GIVEN RECORDS:
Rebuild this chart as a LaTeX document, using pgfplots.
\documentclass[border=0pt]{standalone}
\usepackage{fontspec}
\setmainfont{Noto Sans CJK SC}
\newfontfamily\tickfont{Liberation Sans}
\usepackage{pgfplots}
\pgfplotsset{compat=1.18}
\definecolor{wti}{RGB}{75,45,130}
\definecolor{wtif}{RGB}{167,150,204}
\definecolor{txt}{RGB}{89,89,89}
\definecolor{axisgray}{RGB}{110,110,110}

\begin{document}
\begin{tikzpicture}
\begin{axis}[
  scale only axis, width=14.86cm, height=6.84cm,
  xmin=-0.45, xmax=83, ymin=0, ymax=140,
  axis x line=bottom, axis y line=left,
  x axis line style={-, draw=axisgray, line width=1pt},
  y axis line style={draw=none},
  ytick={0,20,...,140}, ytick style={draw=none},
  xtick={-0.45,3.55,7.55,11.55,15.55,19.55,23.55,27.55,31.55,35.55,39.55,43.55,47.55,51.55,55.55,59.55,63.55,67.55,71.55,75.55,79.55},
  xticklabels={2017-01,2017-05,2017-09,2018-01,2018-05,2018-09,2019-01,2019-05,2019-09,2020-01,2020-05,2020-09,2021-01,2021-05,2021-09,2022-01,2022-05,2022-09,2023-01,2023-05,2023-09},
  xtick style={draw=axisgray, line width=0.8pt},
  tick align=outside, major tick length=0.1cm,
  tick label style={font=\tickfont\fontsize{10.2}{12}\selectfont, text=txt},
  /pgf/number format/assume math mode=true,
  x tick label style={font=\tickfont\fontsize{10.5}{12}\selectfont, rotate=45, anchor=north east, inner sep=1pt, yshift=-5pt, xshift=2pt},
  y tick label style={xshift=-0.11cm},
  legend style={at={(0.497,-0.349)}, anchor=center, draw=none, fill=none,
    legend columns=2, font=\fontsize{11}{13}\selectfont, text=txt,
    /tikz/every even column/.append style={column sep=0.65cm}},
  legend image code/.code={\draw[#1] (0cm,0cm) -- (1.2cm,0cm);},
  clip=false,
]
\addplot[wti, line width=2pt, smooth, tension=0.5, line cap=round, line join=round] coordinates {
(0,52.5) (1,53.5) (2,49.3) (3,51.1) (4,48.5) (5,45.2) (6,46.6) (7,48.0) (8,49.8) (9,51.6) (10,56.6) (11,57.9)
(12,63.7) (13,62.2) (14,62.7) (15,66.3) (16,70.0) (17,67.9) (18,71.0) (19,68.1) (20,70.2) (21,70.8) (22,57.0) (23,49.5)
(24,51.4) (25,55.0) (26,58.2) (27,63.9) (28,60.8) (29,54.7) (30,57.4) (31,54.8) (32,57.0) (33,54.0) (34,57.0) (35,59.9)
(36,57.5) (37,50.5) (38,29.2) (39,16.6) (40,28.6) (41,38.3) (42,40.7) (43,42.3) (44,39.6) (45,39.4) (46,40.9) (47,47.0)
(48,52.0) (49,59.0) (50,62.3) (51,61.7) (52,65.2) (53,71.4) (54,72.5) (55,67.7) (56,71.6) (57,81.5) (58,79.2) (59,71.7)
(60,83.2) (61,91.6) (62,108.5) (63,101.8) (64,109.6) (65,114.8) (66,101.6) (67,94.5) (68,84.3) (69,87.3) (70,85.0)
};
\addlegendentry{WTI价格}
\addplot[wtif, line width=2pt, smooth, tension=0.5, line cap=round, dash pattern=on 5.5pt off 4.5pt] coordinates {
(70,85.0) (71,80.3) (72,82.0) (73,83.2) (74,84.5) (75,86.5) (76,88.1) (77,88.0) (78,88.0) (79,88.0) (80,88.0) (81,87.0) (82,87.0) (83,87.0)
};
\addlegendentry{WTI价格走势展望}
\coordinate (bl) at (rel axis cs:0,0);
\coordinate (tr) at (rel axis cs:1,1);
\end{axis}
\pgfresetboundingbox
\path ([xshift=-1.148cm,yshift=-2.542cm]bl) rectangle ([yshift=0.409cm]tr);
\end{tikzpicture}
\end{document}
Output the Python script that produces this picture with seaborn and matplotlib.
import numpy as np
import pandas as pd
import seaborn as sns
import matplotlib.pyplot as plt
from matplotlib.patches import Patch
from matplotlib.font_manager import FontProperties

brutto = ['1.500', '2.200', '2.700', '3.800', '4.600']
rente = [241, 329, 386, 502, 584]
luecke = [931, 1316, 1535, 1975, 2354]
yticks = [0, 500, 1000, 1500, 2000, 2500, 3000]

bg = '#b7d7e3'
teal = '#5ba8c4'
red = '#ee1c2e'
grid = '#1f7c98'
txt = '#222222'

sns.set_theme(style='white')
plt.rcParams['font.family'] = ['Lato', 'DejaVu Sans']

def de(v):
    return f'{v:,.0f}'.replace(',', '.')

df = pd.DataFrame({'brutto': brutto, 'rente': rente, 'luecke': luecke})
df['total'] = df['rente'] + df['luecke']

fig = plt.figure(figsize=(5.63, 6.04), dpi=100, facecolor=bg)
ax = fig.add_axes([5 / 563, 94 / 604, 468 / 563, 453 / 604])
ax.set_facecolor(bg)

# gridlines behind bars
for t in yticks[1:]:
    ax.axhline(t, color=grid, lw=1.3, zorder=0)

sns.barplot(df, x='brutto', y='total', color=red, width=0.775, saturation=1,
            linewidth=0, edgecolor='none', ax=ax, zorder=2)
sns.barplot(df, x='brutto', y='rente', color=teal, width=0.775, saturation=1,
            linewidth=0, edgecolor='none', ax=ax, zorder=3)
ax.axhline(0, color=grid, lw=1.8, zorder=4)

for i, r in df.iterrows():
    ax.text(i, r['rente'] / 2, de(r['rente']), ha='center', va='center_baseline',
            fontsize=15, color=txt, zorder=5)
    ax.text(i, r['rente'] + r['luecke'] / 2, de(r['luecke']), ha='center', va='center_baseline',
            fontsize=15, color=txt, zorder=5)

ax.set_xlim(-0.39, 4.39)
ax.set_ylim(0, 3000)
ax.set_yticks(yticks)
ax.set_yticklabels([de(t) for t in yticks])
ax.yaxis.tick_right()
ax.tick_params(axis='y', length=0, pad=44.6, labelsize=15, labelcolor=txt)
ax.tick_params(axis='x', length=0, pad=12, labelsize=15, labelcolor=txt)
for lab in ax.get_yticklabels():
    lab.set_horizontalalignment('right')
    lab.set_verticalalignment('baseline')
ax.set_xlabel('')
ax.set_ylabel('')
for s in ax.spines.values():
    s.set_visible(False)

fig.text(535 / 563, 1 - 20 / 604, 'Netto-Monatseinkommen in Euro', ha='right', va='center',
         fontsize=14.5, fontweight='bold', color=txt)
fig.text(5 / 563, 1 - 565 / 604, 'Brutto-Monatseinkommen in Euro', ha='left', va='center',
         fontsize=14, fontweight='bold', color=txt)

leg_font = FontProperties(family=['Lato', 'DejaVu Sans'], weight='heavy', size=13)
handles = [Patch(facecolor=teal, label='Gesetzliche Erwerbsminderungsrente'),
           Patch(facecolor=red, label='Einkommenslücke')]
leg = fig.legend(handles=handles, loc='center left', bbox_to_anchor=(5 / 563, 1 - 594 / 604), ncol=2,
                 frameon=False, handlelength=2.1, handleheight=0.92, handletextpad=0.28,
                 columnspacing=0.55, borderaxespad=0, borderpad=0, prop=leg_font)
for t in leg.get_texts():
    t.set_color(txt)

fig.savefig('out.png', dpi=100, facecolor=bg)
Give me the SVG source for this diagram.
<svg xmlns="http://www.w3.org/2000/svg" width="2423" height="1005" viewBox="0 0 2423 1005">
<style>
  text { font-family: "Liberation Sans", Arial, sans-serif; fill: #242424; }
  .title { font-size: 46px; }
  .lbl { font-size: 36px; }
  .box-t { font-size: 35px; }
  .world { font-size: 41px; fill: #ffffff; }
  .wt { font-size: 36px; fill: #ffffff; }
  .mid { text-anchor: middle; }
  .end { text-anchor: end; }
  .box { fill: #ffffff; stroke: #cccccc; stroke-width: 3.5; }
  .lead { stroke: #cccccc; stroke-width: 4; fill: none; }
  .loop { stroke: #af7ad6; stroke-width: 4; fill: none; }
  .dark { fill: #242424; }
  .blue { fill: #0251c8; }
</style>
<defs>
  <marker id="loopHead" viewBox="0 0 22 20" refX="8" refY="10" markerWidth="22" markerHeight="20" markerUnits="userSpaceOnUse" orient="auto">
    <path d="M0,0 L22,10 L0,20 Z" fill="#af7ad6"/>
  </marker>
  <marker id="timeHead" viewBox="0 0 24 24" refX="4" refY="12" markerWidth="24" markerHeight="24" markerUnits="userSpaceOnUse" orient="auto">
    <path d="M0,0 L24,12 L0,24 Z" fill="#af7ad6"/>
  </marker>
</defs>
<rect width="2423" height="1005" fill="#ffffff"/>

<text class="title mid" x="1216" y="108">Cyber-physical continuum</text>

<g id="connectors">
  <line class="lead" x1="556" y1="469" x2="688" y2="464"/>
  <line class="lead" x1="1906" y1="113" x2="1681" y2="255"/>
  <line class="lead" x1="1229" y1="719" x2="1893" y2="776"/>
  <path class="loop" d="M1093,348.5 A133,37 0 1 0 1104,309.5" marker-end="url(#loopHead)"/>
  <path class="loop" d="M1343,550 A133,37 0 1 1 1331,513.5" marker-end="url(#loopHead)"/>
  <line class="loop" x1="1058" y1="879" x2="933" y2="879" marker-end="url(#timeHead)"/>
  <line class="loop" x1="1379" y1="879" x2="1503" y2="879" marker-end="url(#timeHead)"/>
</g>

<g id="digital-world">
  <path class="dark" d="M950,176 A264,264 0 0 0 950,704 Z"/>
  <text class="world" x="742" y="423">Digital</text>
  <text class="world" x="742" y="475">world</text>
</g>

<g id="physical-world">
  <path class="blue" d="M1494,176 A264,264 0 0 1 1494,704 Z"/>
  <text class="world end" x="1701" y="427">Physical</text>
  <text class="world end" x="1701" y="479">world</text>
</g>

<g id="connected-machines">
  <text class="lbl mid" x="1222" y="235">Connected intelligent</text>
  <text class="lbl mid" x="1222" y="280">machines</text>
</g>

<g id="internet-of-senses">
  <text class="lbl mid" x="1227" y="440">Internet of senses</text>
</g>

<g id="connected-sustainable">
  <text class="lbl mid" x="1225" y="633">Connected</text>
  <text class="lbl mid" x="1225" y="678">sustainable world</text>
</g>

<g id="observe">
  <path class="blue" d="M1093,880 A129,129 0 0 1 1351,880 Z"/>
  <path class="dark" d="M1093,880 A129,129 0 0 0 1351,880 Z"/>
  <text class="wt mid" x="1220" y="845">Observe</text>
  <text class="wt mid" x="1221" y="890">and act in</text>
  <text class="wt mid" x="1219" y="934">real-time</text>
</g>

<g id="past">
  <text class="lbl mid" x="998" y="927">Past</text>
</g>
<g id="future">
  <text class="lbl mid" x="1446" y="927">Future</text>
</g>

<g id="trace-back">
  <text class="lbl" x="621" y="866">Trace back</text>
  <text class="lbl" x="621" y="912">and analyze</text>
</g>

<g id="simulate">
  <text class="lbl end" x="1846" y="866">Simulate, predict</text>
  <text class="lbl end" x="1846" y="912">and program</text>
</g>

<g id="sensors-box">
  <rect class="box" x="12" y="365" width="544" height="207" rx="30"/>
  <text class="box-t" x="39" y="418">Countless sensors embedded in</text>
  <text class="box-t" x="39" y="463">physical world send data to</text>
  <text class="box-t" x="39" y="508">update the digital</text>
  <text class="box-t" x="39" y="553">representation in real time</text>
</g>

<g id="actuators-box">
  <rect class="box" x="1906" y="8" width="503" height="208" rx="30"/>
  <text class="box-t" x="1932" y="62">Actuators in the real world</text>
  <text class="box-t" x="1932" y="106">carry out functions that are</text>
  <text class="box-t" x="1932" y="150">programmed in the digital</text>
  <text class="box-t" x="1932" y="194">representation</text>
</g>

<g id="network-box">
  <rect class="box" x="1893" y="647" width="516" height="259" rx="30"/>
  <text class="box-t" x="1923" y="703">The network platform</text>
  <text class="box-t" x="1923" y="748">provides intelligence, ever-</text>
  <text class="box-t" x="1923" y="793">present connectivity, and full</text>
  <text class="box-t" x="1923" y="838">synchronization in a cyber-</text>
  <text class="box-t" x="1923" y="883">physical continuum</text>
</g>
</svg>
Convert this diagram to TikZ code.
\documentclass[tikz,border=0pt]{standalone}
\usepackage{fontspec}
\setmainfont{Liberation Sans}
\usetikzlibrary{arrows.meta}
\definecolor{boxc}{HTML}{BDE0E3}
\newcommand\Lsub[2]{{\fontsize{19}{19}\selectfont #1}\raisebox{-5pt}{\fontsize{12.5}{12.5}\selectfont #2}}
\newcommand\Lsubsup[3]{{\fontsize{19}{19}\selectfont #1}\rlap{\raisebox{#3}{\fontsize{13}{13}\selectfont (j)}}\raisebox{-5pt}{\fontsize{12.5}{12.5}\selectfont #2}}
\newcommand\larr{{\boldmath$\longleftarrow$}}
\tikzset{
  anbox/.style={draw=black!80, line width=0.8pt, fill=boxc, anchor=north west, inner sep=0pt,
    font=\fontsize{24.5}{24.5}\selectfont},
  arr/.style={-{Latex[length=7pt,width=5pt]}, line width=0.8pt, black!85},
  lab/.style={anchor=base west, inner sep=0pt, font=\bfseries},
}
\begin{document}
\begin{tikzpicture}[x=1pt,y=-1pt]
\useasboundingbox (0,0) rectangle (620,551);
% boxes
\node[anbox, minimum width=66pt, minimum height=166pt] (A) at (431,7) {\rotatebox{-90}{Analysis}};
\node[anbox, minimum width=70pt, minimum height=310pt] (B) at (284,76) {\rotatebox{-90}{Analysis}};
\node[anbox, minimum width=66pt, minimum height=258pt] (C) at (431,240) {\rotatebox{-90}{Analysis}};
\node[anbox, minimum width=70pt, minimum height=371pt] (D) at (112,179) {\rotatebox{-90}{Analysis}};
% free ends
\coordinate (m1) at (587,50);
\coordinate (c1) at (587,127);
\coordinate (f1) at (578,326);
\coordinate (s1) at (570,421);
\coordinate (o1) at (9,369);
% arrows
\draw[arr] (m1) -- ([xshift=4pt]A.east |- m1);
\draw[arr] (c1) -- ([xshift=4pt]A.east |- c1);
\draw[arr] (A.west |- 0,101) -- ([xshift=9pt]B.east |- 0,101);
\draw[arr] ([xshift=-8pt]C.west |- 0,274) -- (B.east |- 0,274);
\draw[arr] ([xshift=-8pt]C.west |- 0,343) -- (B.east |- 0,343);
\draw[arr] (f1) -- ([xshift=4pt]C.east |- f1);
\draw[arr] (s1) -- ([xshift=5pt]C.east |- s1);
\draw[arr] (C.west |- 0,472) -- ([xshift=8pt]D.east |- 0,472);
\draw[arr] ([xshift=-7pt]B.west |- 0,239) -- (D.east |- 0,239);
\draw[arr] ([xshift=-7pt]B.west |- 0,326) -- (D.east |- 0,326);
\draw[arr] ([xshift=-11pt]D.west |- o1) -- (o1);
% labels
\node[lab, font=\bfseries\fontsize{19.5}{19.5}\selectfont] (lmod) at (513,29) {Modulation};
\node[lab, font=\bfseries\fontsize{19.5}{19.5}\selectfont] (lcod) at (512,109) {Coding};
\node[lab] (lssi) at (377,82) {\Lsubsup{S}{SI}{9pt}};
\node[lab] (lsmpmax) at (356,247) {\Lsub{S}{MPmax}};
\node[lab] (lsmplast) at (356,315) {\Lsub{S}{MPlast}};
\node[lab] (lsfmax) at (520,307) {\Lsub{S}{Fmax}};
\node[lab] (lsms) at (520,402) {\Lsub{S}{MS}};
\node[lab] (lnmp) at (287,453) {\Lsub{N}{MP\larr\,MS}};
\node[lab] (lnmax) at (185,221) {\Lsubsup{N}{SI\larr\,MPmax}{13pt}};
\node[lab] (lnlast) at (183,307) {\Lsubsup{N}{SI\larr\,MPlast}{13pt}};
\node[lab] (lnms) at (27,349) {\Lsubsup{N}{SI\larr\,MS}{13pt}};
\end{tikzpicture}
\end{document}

WHAT YOU ARE ASKED TO DO:
Print only the run of lines that begins with the line containing "Output the Python" and ends with the line containing "ax.axhline(t, color=grid, lw=1.3, zorder=0)", both included, exactly as they read.

COMPLETED EXERCISE:
Output the Python script that produces this picture with seaborn and matplotlib.
import numpy as np
import pandas as pd
import seaborn as sns
import matplotlib.pyplot as plt
from matplotlib.patches import Patch
from matplotlib.font_manager import FontProperties

brutto = ['1.500', '2.200', '2.700', '3.800', '4.600']
rente = [241, 329, 386, 502, 584]
luecke = [931, 1316, 1535, 1975, 2354]
yticks = [0, 500, 1000, 1500, 2000, 2500, 3000]

bg = '#b7d7e3'
teal = '#5ba8c4'
red = '#ee1c2e'
grid = '#1f7c98'
txt = '#222222'

sns.set_theme(style='white')
plt.rcParams['font.family'] = ['Lato', 'DejaVu Sans']

def de(v):
    return f'{v:,.0f}'.replace(',', '.')

df = pd.DataFrame({'brutto': brutto, 'rente': rente, 'luecke': luecke})
df['total'] = df['rente'] + df['luecke']

fig = plt.figure(figsize=(5.63, 6.04), dpi=100, facecolor=bg)
ax = fig.add_axes([5 / 563, 94 / 604, 468 / 563, 453 / 604])
ax.set_facecolor(bg)

# gridlines behind bars
for t in yticks[1:]:
    ax.axhline(t, color=grid, lw=1.3, zorder=0)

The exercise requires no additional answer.